Instruction: Retype the data exactly, from its first line to the line containing "-0.63, -0.65, -0.65];", including both, and skip any picture.

>> start

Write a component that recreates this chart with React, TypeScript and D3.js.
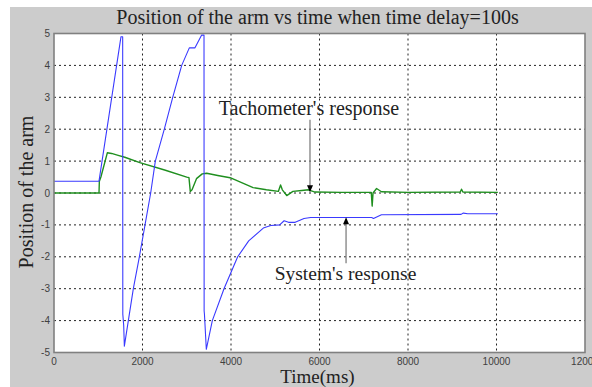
import React from "react";
import * as d3 from "d3";

const titleText = "Position of the arm vs time when time delay=100s";
const xLabel = "Time(ms)";
const yLabel = "Position of the arm";
const xTicks = [0, 2000, 4000, 6000, 8000, 10000, 12000];
const yTicks = [-5, -4, -3, -2, -1, 0, 1, 2, 3, 4, 5];

const systemT = [0, 1017, 1514, 1552, 1555, 1575, 1590, 1680, 1793, 1929, 2057, 2185, 2290, 2493, 2683, 2886, 3058, 3186, 3337, 3390, 3393, 3400, 3442, 3578, 3842, 4151, 4400, 4730, 4900, 5100, 5200, 5300, 5450, 5650, 5800, 7180, 7220, 7400, 9200, 9250, 9350, 10030];
const systemV = [0.37, 0.37, 4.9, 4.9, -3.8, -4.15, -4.8, -4.0, -3.0, -2.0, -1.0, 0.0, 1.0, 2.0, 3.0, 4.0, 4.55, 4.55, 4.95, 4.95, -3.7, -3.8, -4.9, -4.0, -3.0, -2.0, -1.5, -1.1, -1.02, -1.0, -0.87, -0.92, -0.92, -0.8, -0.77, -0.77, -0.8, -0.68, -0.67, -0.63, -0.65, -0.65];

const tachoT = [0, 1017, 1025, 1060, 1205, 1300, 1450, 1600, 1940, 2500, 3000, 3050, 3080, 3120, 3220, 3350, 3450, 3700, 3980, 4500, 4800, 5070, 5120, 5160, 5260, 5400, 5600, 5750, 5900, 6500, 7170, 7190, 7210, 7290, 7400, 8000, 9180, 9210, 9240, 10030];
const tachoV = [0, 0, 0.37, 0.5, 1.26, 1.24, 1.18, 1.12, 0.95, 0.72, 0.5, 0.48, 0.05, 0.1, 0.45, 0.6, 0.62, 0.55, 0.48, 0.17, 0.1, 0.05, 0.25, 0.1, -0.08, 0.05, 0.08, 0.1, 0.03, 0.02, 0.02, -0.41, 0.0, 0.14, 0.04, 0.02, 0.03, 0.12, 0.03, 0.02];

const annotations = [
  { label: "Tachometer's response", tx: 309, ty: 115, fs: 20, at: 5785, from: 2.3, to: 0.02 },
  { label: "System's response", tx: 345.5, ty: 280, fs: 19.5, at: 6600, from: -2.2, to: -0.76 },
];

export default function App() {
  const W = 592, H = 387;
  const left = 54, right = 585, top = 33.5, bottom = 352.5;
  const x = d3.scaleLinear().domain([0, 12000]).range([left, right]);
  const y = d3.scaleLinear().domain([-5, 5]).range([bottom, top]);
  const mk = (ts: number[], vs: number[]) =>
    d3.line<number>().x((t) => x(t)).y((_, i) => y(vs[i]))(ts) || "";
  const serif = "'Liberation Serif', 'Times New Roman', serif";
  const sans = "'Liberation Sans', Arial, sans-serif";
  return (
    <svg width={W} height={H} style={{ position: "absolute", left: 0, top: 0 }}>
      <defs>
        <clipPath id="plotclip">
          <rect x={left} y={top} width={right - left} height={bottom - top} />
        </clipPath>
      </defs>
      <rect x={0} y={0} width={W} height={H} fill="#fff" />
      <rect x={10} y={7} width={W - 10} height={H - 7} fill="#cccccc" />
      <rect x={left} y={top} width={right - left} height={bottom - top} fill="#fff" />
      {xTicks.slice(1, -1).map((t) => (
        <line key={"gx" + t} x1={x(t)} x2={x(t)} y1={top} y2={bottom} stroke="#222" strokeWidth={1} strokeDasharray="2,3" />
      ))}
      {yTicks.slice(1, -1).map((v) => (
        <line key={"gy" + v} x1={left} x2={right} y1={y(v)} y2={y(v)} stroke="#222" strokeWidth={1} strokeDasharray="2,3" />
      ))}
      <g clipPath="url(#plotclip)">
        <path d={mk(tachoT, tachoV)} fill="none" stroke="#1f8f1f" strokeWidth={1.4} strokeLinejoin="round" />
        <path d={mk(systemT, systemV)} fill="none" stroke="#3a3aff" strokeWidth={1.1} strokeLinejoin="round" />
      </g>
      <rect x={left} y={top} width={right - left} height={bottom - top} fill="none" stroke="#808080" strokeWidth={1.6} />
      {yTicks.map((v) => (
        <text key={"ty" + v} x={left - 4} y={y(v) + 3.5} textAnchor="end" fontFamily={sans} fontSize={10} fill="#404040">{v}</text>
      ))}
      {xTicks.map((t) => (
        <text key={"tx" + t} x={x(t)} y={365} textAnchor="middle" fontFamily={sans} fontSize={10} fill="#404040">{t}</text>
      ))}
      <text x={317.5} y={24} textAnchor="middle" fontFamily={serif} fontSize={20} fill="#222">{titleText}</text>
      <text x={317.5} y={383} textAnchor="middle" fontFamily={serif} fontSize={19} fill="#222">{xLabel}</text>
      <text transform={`translate(33,192) rotate(-90)`} textAnchor="middle" fontFamily={serif} fontSize={20} fill="#222">{yLabel}</text>
      {annotations.map((a) => {
        const ax = x(a.at);
        const y1 = y(a.from), y2 = y(a.to);
        const dir = y2 > y1 ? 1 : -1;
        return (
          <g key={a.label}>
            <text x={a.tx} y={a.ty} textAnchor="middle" fontFamily={serif} fontSize={a.fs} fill="#222">{a.label}</text>
            <line x1={ax} x2={ax} y1={y1} y2={y2 - dir * 6} stroke="#808080" strokeWidth={1.3} />
            <path d={`M${ax - 3},${y2 - dir * 7} L${ax + 3},${y2 - dir * 7} L${ax},${y2} Z`} fill="#000" />
          </g>
        );
      })}
    </svg>
  );
}
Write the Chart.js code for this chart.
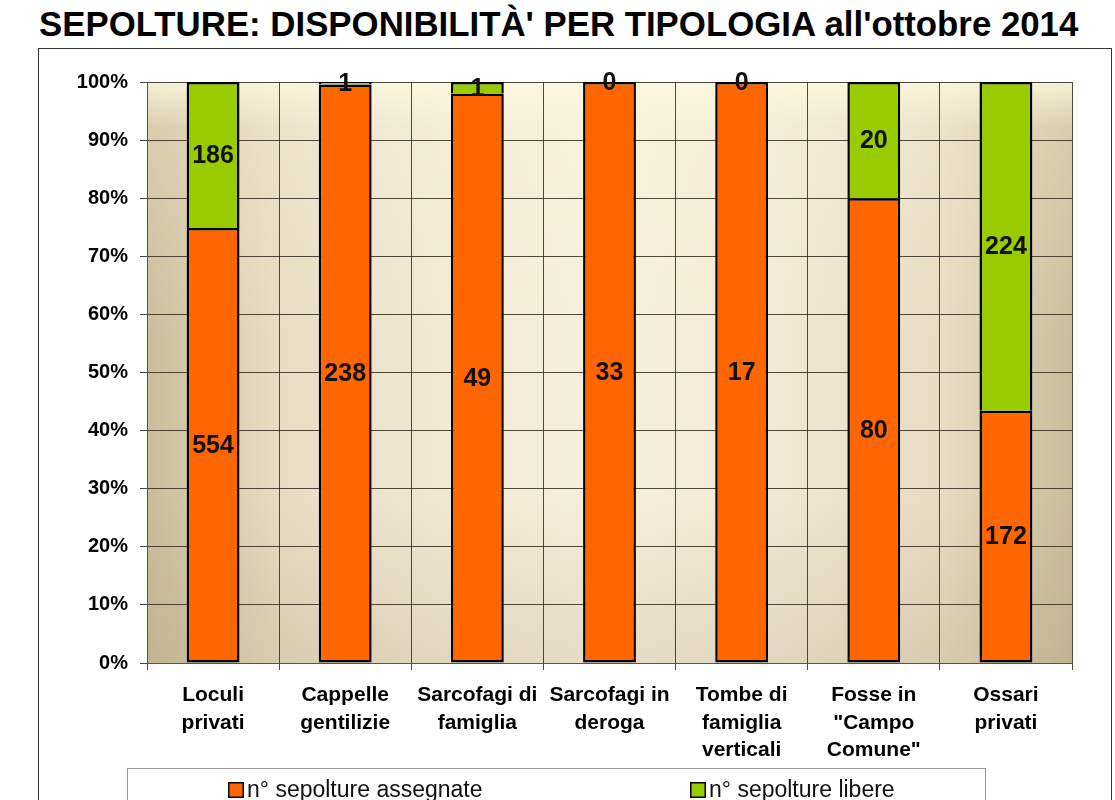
<!DOCTYPE html>
<html lang="it">
<head>
<meta charset="utf-8">
<title>Sepolture: disponibilità per tipologia</title>
<script src="https://cdn.jsdelivr.net/npm/chart.js@4.4.1/dist/chart.umd.min.js"></script>
<style>
  html, body { margin: 0; padding: 0; background: #fff; }
  body { width: 1115px; height: 800px; overflow: hidden; position: relative; font-family: Arial, "Liberation Sans", sans-serif; }
  #title {
    position: absolute; left: 39px; top: 6px; margin: 0;
    font-size: 34.8px; line-height: 35px; font-weight: bold; color: #000; white-space: nowrap;
  }
  #frame {
    position: absolute; left: 38px; top: 48px; width: 1072px; height: 800px;
    border: 1px solid #333;
  }
  #chart { position: absolute; left: 0; top: 0; }
</style>
</head>
<body>
<h1 id="title">SEPOLTURE: DISPONIBILITÀ' PER TIPOLOGIA all'ottobre 2014</h1>
<div id="frame"><canvas id="chart" width="1072" height="760"></canvas></div>
<script>
const CATEGORIES = [
  ["Loculi", "privati"],
  ["Cappelle", "gentilizie"],
  ["Sarcofagi di", "famiglia"],
  ["Sarcofagi in", "deroga"],
  ["Tombe di", "famiglia", "verticali"],
  ["Fosse in", "\"Campo", "Comune\""],
  ["Ossari", "privati"],
];
const ASSIGNED = [554, 238, 49, 33, 17, 80, 172];
const FREE = [186, 1, 1, 0, 0, 20, 224];
const SERIES_LABELS = ["n° sepolture assegnate", "n° sepolture libere"];
const Y_MAX = 100;
const Y_STEP = 10;

const ORANGE = "#ff6600";
const GREEN = "#99cc00";
const FONT = "Arial, 'Liberation Sans', sans-serif";
const GRID = "rgba(50, 42, 30, 0.85)";

// 100% stacked: share of each column total
const totals = ASSIGNED.map((v, i) => v + FREE[i]);
const toPct = (arr) => arr.map((v, i) => (totals[i] ? (v / totals[i]) * 100 : 0));

const plotBackground = {
  id: "plotBackground",
  beforeDraw(chart) {
    const { ctx, chartArea: a } = chart;
    ctx.save();
    // dark edges, light middle
    const h = ctx.createLinearGradient(a.left, 0, a.right, 0);
    h.addColorStop(0, "#cbbd9b");
    h.addColorStop(0.14, "#e6dcc2");
    h.addColorStop(0.32, "#f1e9d4");
    h.addColorStop(0.5, "#f7f0de");
    h.addColorStop(0.68, "#f1e9d4");
    h.addColorStop(0.86, "#e6dcc2");
    h.addColorStop(1, "#cbbd9b");
    ctx.fillStyle = h;
    ctx.fillRect(a.left, a.top, a.width, a.height);
    // lighter at the top, a bit darker towards the bottom
    const v = ctx.createLinearGradient(0, a.top, 0, a.bottom);
    v.addColorStop(0, "rgba(253, 249, 222, 0.85)");
    v.addColorStop(0.08, "rgba(253, 249, 222, 0.25)");
    v.addColorStop(0.45, "rgba(253, 249, 222, 0)");
    v.addColorStop(0.7, "rgba(150, 130, 90, 0)");
    v.addColorStop(1, "rgba(150, 130, 90, 0.18)");
    ctx.fillStyle = v;
    ctx.fillRect(a.left, a.top, a.width, a.height);
    ctx.restore();
  },
};

const valueLabels = {
  id: "valueLabels",
  afterDatasetsDraw(chart) {
    const { ctx } = chart;
    ctx.save();
    ctx.font = `bold 25px ${FONT}`;
    ctx.fillStyle = "#111";
    ctx.textAlign = "center";
    ctx.textBaseline = "middle";
    chart.data.datasets.forEach((ds, i) => {
      chart.getDatasetMeta(i).data.forEach((bar, j) => {
        const { x, y, base } = bar.getProps(["x", "y", "base"], true);
        ctx.fillText(String(ds.counts[j]), x, (y + base) / 2 + 1);
      });
    });
    ctx.restore();
  },
};

const boxedLegend = {
  id: "boxedLegend",
  afterDraw(chart) {
    const { ctx, chartArea: a } = chart;
    const top = a.bottom + 105;
    const left = a.left - 20;
    const right = a.left + 838;
    ctx.save();
    ctx.strokeStyle = "#9a9a9a";
    ctx.lineWidth = 1;
    ctx.strokeRect(left + 0.5, top + 0.5, right - left, 80);
    const itemX = [a.left + 81, a.left + 543];
    ctx.font = `23px ${FONT}`;
    ctx.textBaseline = "middle";
    ctx.textAlign = "left";
    chart.data.datasets.forEach((ds, i) => {
      const x = itemX[i];
      const y = top + 14;
      ctx.fillStyle = ds.backgroundColor;
      ctx.fillRect(x, y, 16, 16);
      ctx.strokeStyle = "#000";
      ctx.lineWidth = 1.5;
      ctx.strokeRect(x + 0.75, y + 0.75, 14.5, 14.5);
      ctx.fillStyle = "#111";
      ctx.fillText(ds.label, x + 19, y + 9);
    });
    ctx.restore();
  },
};

new Chart(document.getElementById("chart"), {
  type: "bar",
  data: {
    labels: CATEGORIES,
    datasets: [
      {
        label: SERIES_LABELS[0],
        data: toPct(ASSIGNED),
        counts: ASSIGNED,
        backgroundColor: ORANGE,
        borderColor: "#000",
        borderWidth: 2.5,
        borderSkipped: false,
        barPercentage: 0.4,
        categoryPercentage: 1,
      },
      {
        label: SERIES_LABELS[1],
        data: toPct(FREE),
        counts: FREE,
        backgroundColor: GREEN,
        borderColor: "#000",
        borderWidth: 2.5,
        borderSkipped: "bottom",
        barPercentage: 0.4,
        categoryPercentage: 1,
      },
    ],
  },
  options: {
    responsive: false,
    animation: false,
    layout: { padding: { left: 0, right: 39, top: 33, bottom: 41 } },
    plugins: {
      legend: { display: false },
      tooltip: { enabled: false },
    },
    scales: {
      x: {
        stacked: true,
        grid: {
          offset: true,
          color: (c) => (c.index === CATEGORIES.length ? "rgba(0,0,0,0)" : GRID),
          tickColor: GRID,
          lineWidth: 1,
          tickLength: 7,
        },
        border: { color: "#555", width: 1 },
        ticks: {
          color: "#000",
          font: { family: FONT, size: 21, weight: "bold", lineHeight: 1.3 },
          padding: 12,
          maxRotation: 0,
          autoSkip: false,
        },
        afterFit: (s) => { s.height = 105; },
      },
      y: {
        stacked: true,
        min: 0,
        max: Y_MAX,
        grid: { color: GRID, lineWidth: 1, tickLength: 7 },
        border: { color: "#555", width: 1 },
        ticks: {
          stepSize: Y_STEP,
          color: "#000",
          font: { family: FONT, size: 20, weight: "bold" },
          padding: 12,
          callback: (v) => `${v}%`,
        },
        afterFit: (s) => { s.width = 108; },
      },
    },
  },
  plugins: [plotBackground, valueLabels, boxedLegend],
});
</script>
</body>
</html>
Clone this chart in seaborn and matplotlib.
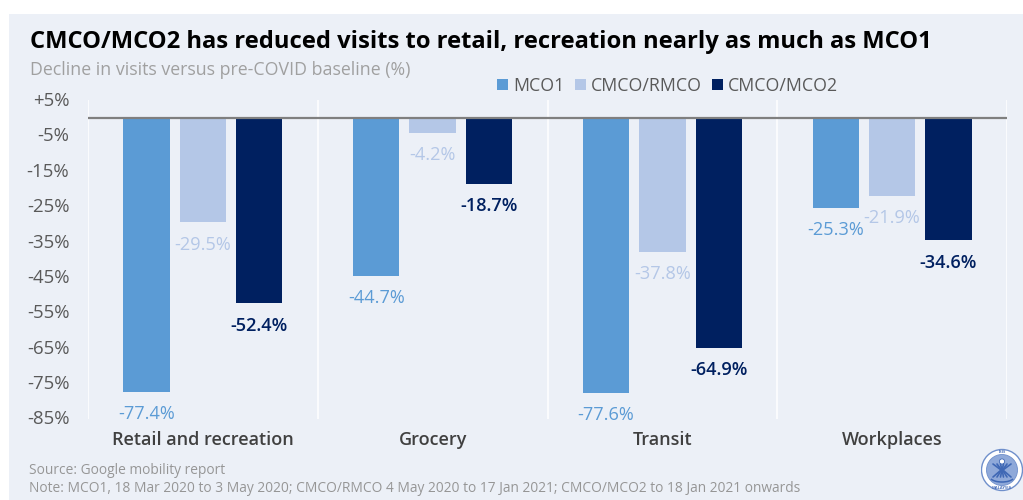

>> end

Answer to the task:
Write a component that recreates this chart with React, TypeScript and D3.js.
import React from "react";
import * as d3 from "d3";

const titleText = "Position of the arm vs time when time delay=100s";
const xLabel = "Time(ms)";
const yLabel = "Position of the arm";
const xTicks = [0, 2000, 4000, 6000, 8000, 10000, 12000];
const yTicks = [-5, -4, -3, -2, -1, 0, 1, 2, 3, 4, 5];

const systemT = [0, 1017, 1514, 1552, 1555, 1575, 1590, 1680, 1793, 1929, 2057, 2185, 2290, 2493, 2683, 2886, 3058, 3186, 3337, 3390, 3393, 3400, 3442, 3578, 3842, 4151, 4400, 4730, 4900, 5100, 5200, 5300, 5450, 5650, 5800, 7180, 7220, 7400, 9200, 9250, 9350, 10030];
const systemV = [0.37, 0.37, 4.9, 4.9, -3.8, -4.15, -4.8, -4.0, -3.0, -2.0, -1.0, 0.0, 1.0, 2.0, 3.0, 4.0, 4.55, 4.55, 4.95, 4.95, -3.7, -3.8, -4.9, -4.0, -3.0, -2.0, -1.5, -1.1, -1.02, -1.0, -0.87, -0.92, -0.92, -0.8, -0.77, -0.77, -0.8, -0.68, -0.67, -0.63, -0.65, -0.65];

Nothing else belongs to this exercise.